Who needs the greens?

Certainly not Russian President Vladimir Putin, who recently abolished the country's only environmental agency

 
Published: Friday 30 June 2000

 Courting controversy: Russian in a move that has triggered severe criticism countrywide, President Vladimir Putin abolished Russia's State Committee on the Environment, the nation's sole agency for environmental protection. He also did away with the State Committee on Forestry and transferred the functions of both these panels to the ministry of natural resources which also licenses development of Russia's oil, natural gas and other deposits. Environmentalists say that this amounts to putting an alcoholic in charge of the vodka store.

That Putin had little regard for environmental concerns is no secret among environmentalists in the country.

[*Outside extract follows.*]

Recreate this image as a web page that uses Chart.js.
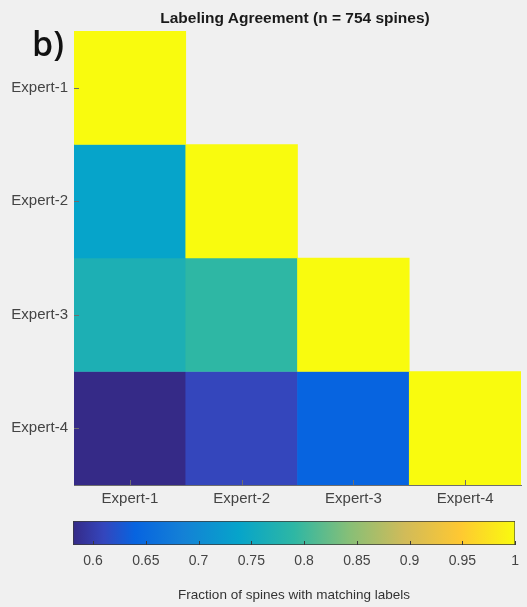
<!DOCTYPE html>
<html>
<head>
<meta charset="utf-8">
<script src="https://cdn.jsdelivr.net/npm/chart.js@4.4.1/dist/chart.umd.min.js"></script>
<style>
  html, body { margin: 0; padding: 0; background: #f0f0f0; }
  #wrap { position: relative; width: 527px; height: 607px; overflow: hidden; }
  #heat { position: absolute; left: 0; top: 0; }
  #bar { position: absolute; left: 0; top: 505px; }
  .panel { position: absolute; left: 32px; top: 23px; font: 600 34px "Open Sans", "Noto Sans", sans-serif; color: #111; line-height: 40px; }
  .title { position: absolute; left: 295px; top: 8px; transform: translateX(-50%); white-space: nowrap;
           font: bold 15.5px "Liberation Sans", Arial, sans-serif; color: #1a1a1a; line-height: 20px; }
</style>
</head>
<body>
<div id="wrap">
  <canvas id="heat" width="527" height="520"></canvas>
  <canvas id="bar" width="527" height="102"></canvas>
  <div class="panel">b)</div>
  <div class="title">Labeling Agreement (n = 754 spines)</div>
</div>
<script>
const experts = ["Expert-1", "Expert-2", "Expert-3", "Expert-4"];

// lower triangle of pairwise agreement, row i = expert i vs experts 1..i
const agreement = [
  [1.0],
  [0.738, 1.0],
  [0.768, 0.79, 1.0],
  [0.581, 0.61, 0.64, 1.0],
];

const colorMin = 0.581;
const colorMax = 1.0;
const colorbarTicks = [0.6, 0.65, 0.7, 0.75, 0.8, 0.85, 0.9, 0.95, 1];

// parula-like colormap anchors: [position, colour]
const parula = [
  [0, "#352a87"],
  [0.07, "#3446bd"],
  [0.14, "#0764e0"],
  [0.25, "#1481d6"],
  [0.375, "#06a4ca"],
  [0.5, "#2eb7a4"],
  [0.625, "#87bf77"],
  [0.75, "#d1bb59"],
  [0.875, "#fec832"],
  [1, "#f9fb0e"],
];

function hexToRgb(h) {
  const n = parseInt(h.slice(1), 16);
  return [(n >> 16) & 255, (n >> 8) & 255, n & 255];
}

function colormap(v) {
  let t = (v - colorMin) / (colorMax - colorMin);
  t = Math.max(0, Math.min(1, t));
  let i = 0;
  while (i < parula.length - 2 && t > parula[i + 1][0]) i++;
  const [p0, c0] = parula[i];
  const [p1, c1] = parula[i + 1];
  const f = (t - p0) / (p1 - p0);
  const a = hexToRgb(c0);
  const b = hexToRgb(c1);
  const c = a.map((x, k) => Math.round(x + (b[k] - x) * f));
  return `rgb(${c[0]},${c[1]},${c[2]})`;
}

const tickFont = { family: "'Liberation Sans', Arial, sans-serif", size: 15 };
const textColor = "#444";
const axisColor = "#6e6e6e";

// matlab style ticks that point into the axes
const inwardTicks = {
  id: "inwardTicks",
  afterDatasetsDraw(chart, _args, opts) {
    const { ctx, chartArea } = chart;
    ctx.save();
    ctx.strokeStyle = opts.color || axisColor;
    ctx.lineWidth = 1;
    const len = opts.length || 5;
    const xs = chart.scales.x;
    if (xs && xs.options.display !== false) {
      xs.ticks.forEach((_t, i) => {
        const px = Math.round(xs.getPixelForTick(i)) + 0.5;
        ctx.beginPath();
        ctx.moveTo(px, chartArea.bottom);
        ctx.lineTo(px, chartArea.bottom - len);
        ctx.stroke();
      });
    }
    const ys = chart.scales.y;
    if (ys && ys.options.display !== false) {
      ys.ticks.forEach((_t, i) => {
        const py = Math.round(ys.getPixelForTick(i)) + 0.5;
        ctx.beginPath();
        ctx.moveTo(chartArea.left, py);
        ctx.lineTo(chartArea.left + len, py);
        ctx.stroke();
      });
    }
    ctx.restore();
  },
};

const heatDatasets = agreement.map((row, r) => ({
  label: experts[r],
  data: experts.map((_e, c) => (c < row.length ? [r + 0.5, r + 1.5] : null)),
  backgroundColor: experts.map((_e, c) => (c < row.length ? colormap(row[c]) : "rgba(0,0,0,0)")),
  borderWidth: 0,
  grouped: false,
  barPercentage: 1,
  categoryPercentage: 1,
}));

new Chart(document.getElementById("heat"), {
  type: "bar",
  data: { labels: experts, datasets: heatDatasets },
  plugins: [inwardTicks],
  options: {
    responsive: false,
    animation: false,
    layout: { padding: { left: 0, right: 6, top: 31, bottom: 0 } },
    plugins: {
      legend: { display: false },
      tooltip: { enabled: false },
      inwardTicks: { color: axisColor, length: 5 },
    },
    scales: {
      x: {
        grid: { display: false, drawTicks: false },
        border: { display: true, color: axisColor, width: 1 },
        ticks: { font: tickFont, color: textColor, padding: 5, maxRotation: 0, autoSkip: false },
        afterFit(scale) { scale.height = 35; },
      },
      y: {
        type: "linear",
        min: 0.5,
        max: 4.5,
        reverse: true,
        grid: { display: false, drawTicks: false },
        border: { display: true, color: axisColor, width: 1 },
        ticks: {
          font: tickFont,
          color: textColor,
          padding: 6,
          callback: (v) => experts[v - 1],
        },
        afterBuildTicks(scale) {
          scale.ticks = experts.map((_e, i) => ({ value: i + 1 }));
        },
        afterFit(scale) { scale.width = 74; },
      },
    },
  },
});

// colorbar: one floating bar spanning the color range, filled with the colormap
new Chart(document.getElementById("bar"), {
  type: "bar",
  data: {
    labels: [""],
    datasets: [{
      data: [[colorMin, colorMax]],
      backgroundColor(ctx) {
        const chart = ctx.chart;
        if (!chart.chartArea) return null;
        const xs = chart.scales.x;
        const x0 = xs.getPixelForValue(colorMin);
        const x1 = xs.getPixelForValue(colorMax);
        const g = chart.ctx.createLinearGradient(x0, 0, x1, 0);
        parula.forEach(([p, c]) => g.addColorStop(p, c));
        return g;
      },
      borderColor: "#3a3a3a",
      borderWidth: 1,
      borderSkipped: false,
      barPercentage: 1,
      categoryPercentage: 1,
    }],
  },
  plugins: [inwardTicks],
  options: {
    indexAxis: "y",
    responsive: false,
    animation: false,
    layout: { padding: { left: 73, right: 4, top: 16, bottom: 4 } },
    plugins: {
      legend: { display: false },
      tooltip: { enabled: false },
      inwardTicks: { color: "#3a3a3a", length: 4 },
    },
    scales: {
      x: {
        type: "linear",
        min: colorMin,
        max: colorMax,
        grid: { display: false, drawTicks: false },
        border: { display: false },
        ticks: {
          font: { family: tickFont.family, size: 14 },
          color: textColor,
          padding: 8,
          maxRotation: 0,
          autoSkip: false,
          callback: (v) => String(Math.round(v * 100) / 100),
        },
        afterBuildTicks(scale) {
          scale.ticks = colorbarTicks.map((v) => ({ value: v }));
        },
        title: {
          display: true,
          text: "Fraction of spines with matching labels",
          font: { family: tickFont.family, size: 13.5 },
          color: "#333",
          padding: { top: 0, bottom: 0 },
        },
        afterFit(scale) { scale.height = 58; },
      },
      y: { display: false },
    },
  },
});
</script>
</body>
</html>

Last year, as head of the secret service, Putin had expressed the view that ecological groups provided a "convenient cover" for foreign spies.

In recent years, several environmental activists and researchers have also been subject to investigations by security service personnel. Noted environmental campaigner Alexander Nikitin was only recently given permission to leave the country after his acquittal on charges of treason.

All this has further enhanced the view that the government would rather cater to the selfish interests of a certain section of people -- even gangsterswho rake in huge profits from illegal logging and fishing -- than take any sincere measures to check the rampant plunder of the country's huge natural resources. Most of the illegal trade activities, that contribute to a largely invisible environmental catastrophe, occur in the remotest parts of the country.

The recent abolition of the committees have also shocked the country's political leaders. "What can I say? We were really surprised," said Vladimir Kadochnikov, deputy chairperson of the ecology committee in the State Duma, the lower house of Parliament.

Alexei Yablokov, who was once environmental adviser to President Boris Yeltsin and is now president of the pressure-group Centre for Environmental Policy, pointed out that President Putin's stance further highlights the fact that the Kremlin does not attach any importance to environmental matters. "It is an absolutely primitive point of view," Yablokov said.

Yablokov and several other scientists have informally given a letter to the President expressing their disappointment at the removal of the environmental agency that was once a ministry before being downgraded by Yeltsin. Although reduced to an "extremely weak" condition, the agency's main function was to monitor environmental pollution including radioactive contamination from Soviet-era nuclear weapons plants and submarines, high levels of lead pollution from smelters and a number of other health disasters like the spread of tuberculosis.

Environmentalists have already expressed their suspicion that the agency was stamped out because of pressure from powerful business lobbies that view any form of environmental regulation as a detriment to development. Rues Yablokov: "The people now in power think that ecology is for rich countries."